WRITTEN EXERCISE | Where a line holds the string "this", return that line.

DATA EXCERPT |
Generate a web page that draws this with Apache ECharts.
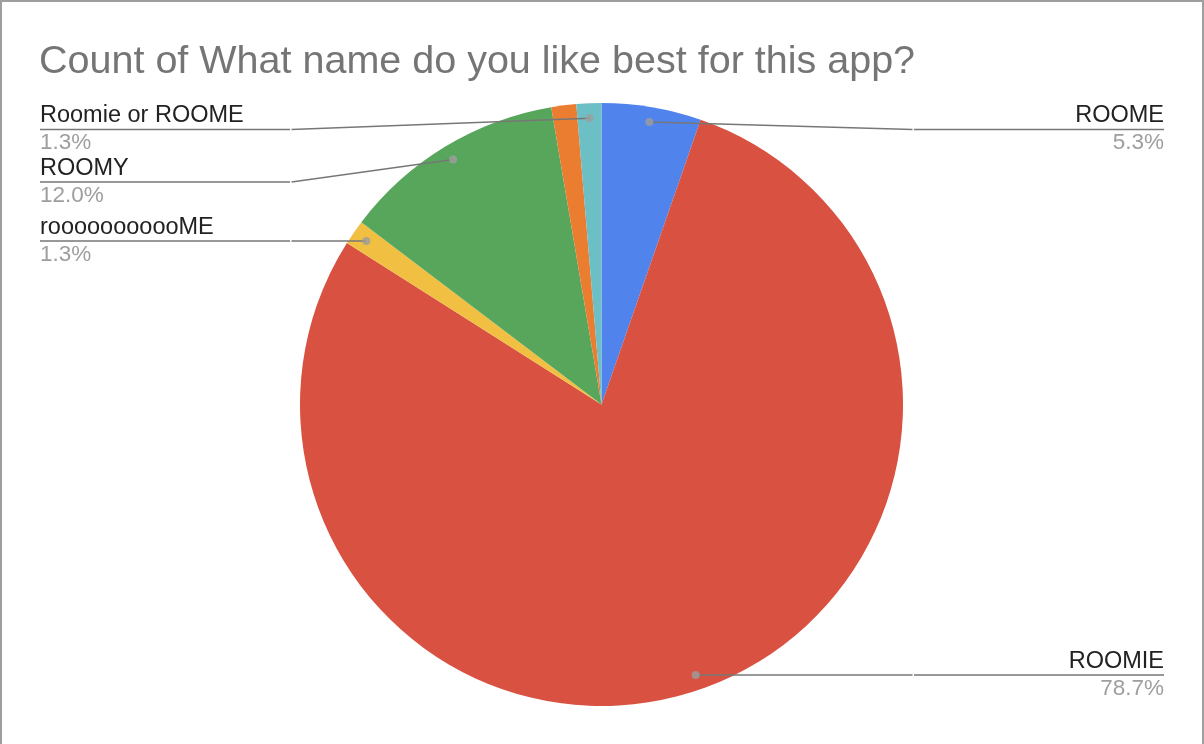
<!DOCTYPE html>
<html>
<head>
<meta charset="utf-8">
<script src="https://cdn.jsdelivr.net/npm/echarts@6/dist/echarts.min.js"></script>
<style>
  html, body { margin: 0; padding: 0; background: #fff; }
  #wrap { position: relative; width: 1204px; height: 744px; }
  #chart { width: 1204px; height: 744px; }
  #frame {
    position: absolute; left: 0; top: 0; width: 1204px; height: 744px;
    box-sizing: border-box; border: 2px solid #9e9e9e; border-bottom: none;
    pointer-events: none;
  }
</style>
</head>
<body>
<div id="wrap"><div id="chart"></div><div id="frame"></div></div>
<script>
// answers, clockwise from 12 o'clock
const names = ['ROOME', 'ROOMIE', 'rooooooooooME', 'ROOMY', 'Other', 'Roomie or ROOME'];
const counts = [4, 59, 1, 9, 1, 1];
const colors = ['#5083EB', '#D95140', '#F1BF42', '#58A65C', '#EB7D31', '#6CBFC5'];
// the sheet leaves this slice without a label
const unlabeled = ['Other'];

// layout
const CX = 601.5, CY = 404.5, R = 301.5;
const LABEL_TOP = 103;
const DOT_R = 0.95; // where the leader line starts, as share of radius
const FONT = '"Liberation Sans", Arial, Helvetica, sans-serif';

const total = counts.reduce((a, b) => a + b, 0);

// leader-line dots: middle of each labelled slice
const dots = [];
let acc = 0;
counts.forEach((c, i) => {
  if (!unlabeled.includes(names[i])) dots.push([DOT_R, acc + c / 2]);
  acc += c;
});

const chart = echarts.init(document.getElementById('chart'));

const pieBase = {
  type: 'pie',
  left: 0,
  right: 0,
  top: LABEL_TOP,
  bottom: 0,
  center: [CX, CY - LABEL_TOP],
  radius: R,
  startAngle: 90,
  clockwise: true,
  silent: true
};

const option = {
  animation: false,
  textStyle: { fontFamily: FONT },
  title: {
    text: 'Count of What name do you like best for this app?',
    left: 34,
    top: 37,
    textStyle: { fontSize: 39.5, fontWeight: 'normal', color: '#757575', fontFamily: FONT }
  },
  polar: { center: [CX, CY], radius: R },
  angleAxis: { type: 'value', min: 0, max: total, startAngle: 90, clockwise: true, show: false },
  radiusAxis: { type: 'value', min: 0, max: 1, show: false },
  series: [
    // the slices
    Object.assign({}, pieBase, {
      z: 2,
      data: names.map((n, i) => ({ name: n, value: counts[i], itemStyle: { color: colors[i] } })),
      label: { show: false },
      labelLine: { show: false }
    }),
    // same pie, see-through, carrying labels so the leader lines sit on top
    Object.assign({}, pieBase, {
      z: 4,
      data: names.map((n, i) => {
        const item = { name: n, value: counts[i] };
        if (unlabeled.includes(n)) {
          item.label = { show: false };
          item.labelLine = { show: false };
        }
        return item;
      }),
      itemStyle: { color: 'rgba(0,0,0,0)' },
      label: {
        position: 'outside',
        alignTo: 'edge',
        edgeDistance: 40,
        distanceToLabelLine: 0,
        width: 250,
        formatter: p => '{name|' + p.name + '}\n{hr|}\n{per|' + p.percent.toFixed(1) + '%}',
        rich: {
          name: { fontSize: 23.5, lineHeight: 27, color: '#222222', fontFamily: FONT },
          hr: { width: '100%', height: 0, lineHeight: 0, borderColor: '#777777', borderWidth: 1.5 },
          per: { fontSize: 22.5, lineHeight: 27, color: '#9E9E9E', fontFamily: FONT }
        }
      },
      labelLine: {
        show: true,
        showAbove: true,
        length: -15,
        length2: 10,
        lineStyle: { color: '#777777', width: 1.5 }
      },
      labelLayout: function (p) {
        const pts = p.labelLinePoints;
        if (!pts || !pts.length) return {};
        const a = pts[0];
        const start = [CX + (a[0] - CX) * DOT_R, CY + (a[1] - CY) * DOT_R];
        return { labelLinePoints: [start, pts[pts.length - 1]] };
      }
    }),
    {
      type: 'scatter',
      coordinateSystem: 'polar',
      data: dots,
      symbol: 'circle',
      symbolSize: 8,
      silent: true,
      z: 10,
      itemStyle: { color: '#9E9E9E' }
    }
  ]
};

chart.setOption(option);
window.addEventListener('resize', () => chart.resize());
</script>
</body>
</html>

REPLY |
Generate a web page that draws this with Apache ECharts.
// the sheet leaves this slice without a label
    text: 'Count of What name do you like best for this app?',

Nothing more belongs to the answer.